Monday, June 18, 2007

 

The Eye of the Beholder

No - I'm not talking about the Dungeons and Dragons game...

This article felt like a challenge to me. It would seem that Agile Methods are a little slow making inroads to embedded development (here's a short article). Ganssle's article was a throwback to my early Agile days, and it brought into stark clarity some of argument in favour of proper unit testing. I posted the following at the bottom of the New Code article:

Beauty is in the eye of the beholder. Every individual and team has its own unique style of coding. Anyone introduced to that code will find it ugly in some fashion or another - unless they can take on the culture and context of the original authors.

In other words, I agree that we'll spend most of our time working on legacy code, and that we'll invariably find it ugly.

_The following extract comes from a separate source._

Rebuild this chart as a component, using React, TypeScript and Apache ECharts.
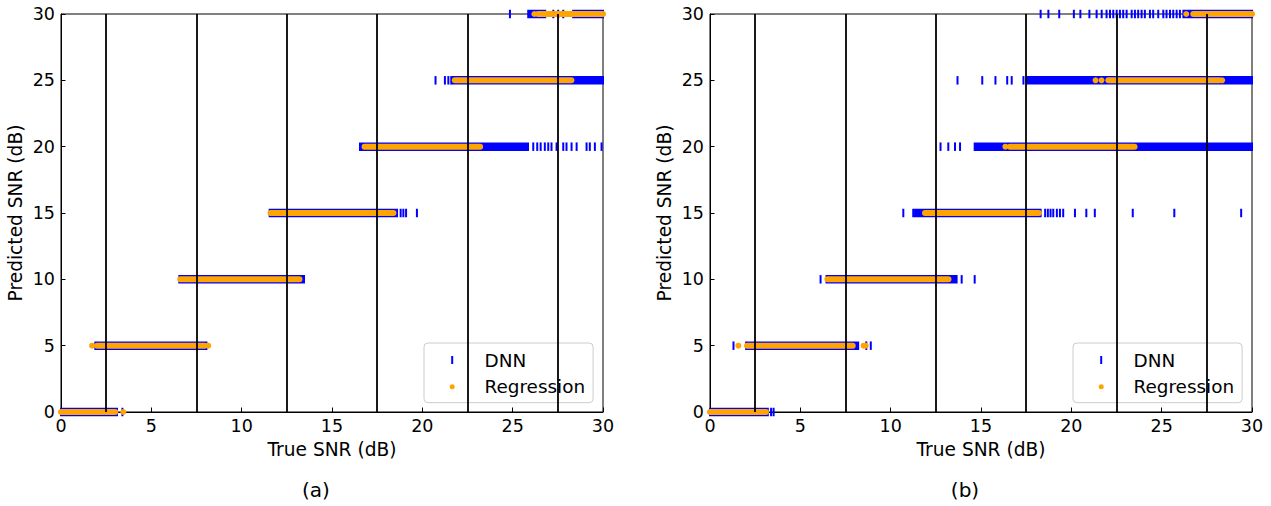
import React, { useEffect, useRef } from 'react';
import * as echarts from 'echarts';

// ---------------- data ----------------
const FONT = 'DejaVu Sans';
const DNN_COLOR = '#0000ff';
const REG_COLOR = '#ffa500';

const axisMin = 0;
const axisMax = 30;
const tickStep = 5;
const boundaries = [2.5, 7.5, 12.5, 17.5, 22.5, 27.5];
const captions = ['(a)', '(b)'];

// dense DNN bands: [predicted level, true SNR start, true SNR end]
const dnnBandsA = [
  [0, 0, 3.1],
  [5, 1.9, 8.05],
  [10, 6.55, 13.45],
  [15, 11.55, 18.6],
  [20, 16.55, 25.85],
  [25, 21.7, 30],
  [30, 25.86, 26.8],
  [30, 28.35, 30],
];
// isolated DNN predictions: [true SNR, predicted]
const dnnTicksA = [
  [3.4, 0],
  [18.8, 15], [18.95, 15], [19.1, 15], [19.7, 15],
  [26.14, 20], [26.36, 20], [26.55, 20], [26.78, 20], [26.97, 20], [27.15, 20],
  [27.43, 20], [27.8, 20], [27.98, 20], [28.26, 20], [28.54, 20], [29.09, 20],
  [29.27, 20], [29.55, 20], [29.92, 20],
  [20.73, 25], [21.25, 25], [21.44, 25], [21.6, 25],
  [24.85, 30], [27.25, 30], [27.52, 30], [27.8, 30],
];
// dense regression bands: [level, start, end]
const regBandsA = [
  [0, 0, 3.0],
  [5, 2.0, 7.95],
  [10, 6.6, 13.2],
  [15, 11.6, 18.4],
  [20, 16.8, 23.2],
  [25, 21.8, 28.25],
  [30, 26.4, 30],
];
const regDotsA = [
  [3.45, 0], [1.72, 5], [8.15, 5], [26.2, 30],
];

const dnnBandsB = [
  [0, 0, 3.2],
  [5, 2.0, 8.2],
  [10, 6.45, 13.65],
  [15, 11.35, 18.3],
  [20, 14.65, 30],
  [25, 17.55, 30],
  [30, 26.2, 30],
];
const dnnTicksB = [
  [3.38, 0], [3.52, 0],
  [1.3, 5], [8.65, 5], [8.9, 5],
  [6.12, 10], [13.93, 10], [14.65, 10],
  [10.7, 15], [11.25, 15], [18.55, 15], [18.7, 15], [18.85, 15], [19.0, 15],
  [19.2, 15], [19.37, 15], [19.55, 15], [20.2, 15], [20.83, 15], [21.3, 15],
  [23.4, 15], [25.7, 15], [29.4, 15],
  [12.76, 20], [13.19, 20], [13.56, 20], [13.84, 20],
  [13.7, 25], [15.07, 25], [15.8, 25], [16.45, 25], [16.7, 25], [17.35, 25],
  [18.3, 30], [18.73, 30], [19.33, 30], [20.14, 30], [20.5, 30], [21.0, 30],
  [21.4, 30], [21.68, 30], [21.95, 30], [22.14, 30], [22.32, 30], [22.51, 30],
  [22.69, 30], [22.87, 30], [23.06, 30], [23.34, 30], [23.52, 30], [23.7, 30],
  [23.89, 30], [24.07, 30], [24.35, 30], [24.53, 30], [24.81, 30], [25.09, 30],
  [25.27, 30], [25.46, 30], [25.64, 30], [25.83, 30], [26.01, 30],
];
const regBandsB = [
  [0, 0, 3.1],
  [5, 2.05, 7.9],
  [10, 6.5, 13.2],
  [15, 11.9, 18.2],
  [20, 16.6, 23.5],
  [25, 22.05, 28.2],
  [30, 26.75, 30],
];
const regDotsB = [
  [1.57, 5], [8.5, 5], [8.62, 5],
  [16.35, 20],
  [21.34, 25], [21.67, 25], [28.35, 25],
  [26.36, 30],
];

const panels = [
  { dnnBands: dnnBandsA, dnnTicks: dnnTicksA, regBands: regBandsA, regDots: regDotsA },
  { dnnBands: dnnBandsB, dnnTicks: dnnTicksB, regBands: regBandsB, regDots: regDotsB },
];

// ---------------- layout ----------------
const gridLefts = [61, 710];
const gridTop = 14;
const gridW = 542;
const gridH = 398;
const legendLefts = [424, 1073];
const captionX = [316, 965];

const dnnBandRender = (_p: any, api: any) => {
  const y = api.value(0);
  const a = api.coord([api.value(1), y]);
  const b = api.coord([api.value(2), y]);
  return {
    type: 'rect',
    shape: { x: a[0] - 1, y: a[1] - 4.25, width: b[0] - a[0] + 2, height: 8.5 },
    style: { fill: DNN_COLOR },
  };
};
const regBandRender = (_p: any, api: any) => {
  const y = api.value(0);
  const a = api.coord([api.value(1), y]);
  const b = api.coord([api.value(2), y]);
  return {
    type: 'rect',
    shape: { x: a[0] - 3, y: a[1] - 3, width: b[0] - a[0] + 6, height: 6, r: 3 },
    style: { fill: REG_COLOR },
  };
};

export default function App() {
  const ref = useRef<HTMLDivElement>(null);
  useEffect(() => {
    if (!ref.current) return;
    const chart = echarts.init(ref.current, undefined, { renderer: 'svg' });
    const tickStyle = { fontFamily: FONT, fontSize: 17.5, color: '#000' };
    const nameStyle = { fontFamily: FONT, fontSize: 18.6, color: '#000' };

    const grid = gridLefts.map((l) => ({
      left: l, top: gridTop, width: gridW, height: gridH,
      show: true, borderColor: '#000', borderWidth: 1, backgroundColor: 'transparent',
    }));
    const axisCommon = {
      type: 'value', min: axisMin, max: axisMax, interval: tickStep,
      axisLine: { show: true, lineStyle: { color: '#000', width: 1 } },
      axisTick: { show: true, inside: true, length: 4.5, lineStyle: { color: '#000', width: 1 } },
      splitLine: { show: false },
      nameTextStyle: nameStyle,
    };
    const xAxis = gridLefts.map((_, i) => ({
      ...axisCommon, gridIndex: i,
      name: 'True SNR (dB)', nameLocation: 'middle', nameGap: 28,
      axisLabel: { ...tickStyle, margin: 5 },
    }));
    const yAxis = gridLefts.map((_, i) => ({
      ...axisCommon, gridIndex: i,
      name: 'Predicted SNR (dB)', nameLocation: 'middle', nameGap: 36,
      axisLabel: { ...tickStyle, margin: 6 },
    }));

    const series: any[] = [];
    panels.forEach((p, i) => {
      series.push({
        type: 'custom', name: 'DNN', xAxisIndex: i, yAxisIndex: i, z: 2,
        renderItem: dnnBandRender, data: p.dnnBands, encode: { x: [1, 2], y: 0 },
        itemStyle: { color: DNN_COLOR }, clip: false, silent: true,
      });
      series.push({
        type: 'scatter', name: 'DNN', xAxisIndex: i, yAxisIndex: i, z: 2,
        symbol: 'rect', symbolSize: [2, 8.5], data: p.dnnTicks,
        itemStyle: { color: DNN_COLOR, opacity: 1 }, clip: false, silent: true,
      });
      series.push({
        type: 'custom', name: 'Regression', xAxisIndex: i, yAxisIndex: i, z: 3,
        renderItem: regBandRender, data: p.regBands, encode: { x: [1, 2], y: 0 },
        itemStyle: { color: REG_COLOR }, clip: false, silent: true,
      });
      series.push({
        type: 'scatter', name: 'Regression', xAxisIndex: i, yAxisIndex: i, z: 3,
        symbol: 'circle', symbolSize: 6, data: p.regDots,
        itemStyle: { color: REG_COLOR, opacity: 1 }, clip: false, silent: true,
      });
      series.push({
        type: 'line', name: 'boundaries', xAxisIndex: i, yAxisIndex: i, z: 10,
        data: [], silent: true,
        markLine: {
          silent: true, symbol: ['none', 'none'], animation: false,
          label: { show: false },
          lineStyle: { color: '#000', width: 1.8, type: 'solid' },
          emphasis: { disabled: true },
          data: boundaries.map((b) => ({ xAxis: b })),
        },
      });
    });

    const legend = legendLefts.map((l) => ({
      left: l, top: 343, orient: 'vertical', align: 'left',
      itemWidth: 20, itemHeight: 8, itemGap: 8.7,
      padding: [8, 8, 7, 25.7],
      backgroundColor: 'rgba(255,255,255,0.8)',
      borderColor: '#cccccc', borderWidth: 1, borderRadius: 4,
      selectedMode: false,
      textStyle: { fontFamily: FONT, fontSize: 18.4, color: '#000', lineHeight: 18, padding: [0, 0, 0, 17.3] },
      data: [
        { name: 'DNN', icon: 'path://M0,0h1v4h-1z', itemStyle: { color: DNN_COLOR, borderWidth: 0 } },
        { name: 'Regression', icon: 'path://M0,-4M0,4M-2.5,0a2.5,2.5 0 1,0 5,0a2.5,2.5 0 1,0 -5,0z', itemStyle: { color: REG_COLOR, borderWidth: 0 } },
      ],
    }));

    chart.setOption({
      animation: false,
      backgroundColor: '#ffffff',
      grid, xAxis, yAxis, series, legend,
      graphic: captions.map((c, i) => ({
        type: 'text', x: captionX[i], y: 490,
        style: { text: c, fontFamily: FONT, fontSize: 20, fill: '#000', align: 'center', verticalAlign: 'middle' },
      })),
    });
    return () => chart.dispose();
  }, []);
  return <div ref={ref} style={{ position: 'absolute', left: 0, top: 0, width: 1271, height: 506 }} />;
}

What we really need is to capture the intent of the code - the reasoning behind it - in the unit tests. Subsequent generations of designers will have a better appreciation of what was done. They'll have the courage to refactor whenever necessary because they've got the tests to prove that their new code behaves exactly like the old code.

Does this apply only as we write new code? Absolutely not! Any adjustments to legacy code should be preceeded by the creation of a firewall of unit tests around the effected code, articulating and asserting its behaviour. The subsequent refactoring is then less prone to error, and ends with a fully tested section of code.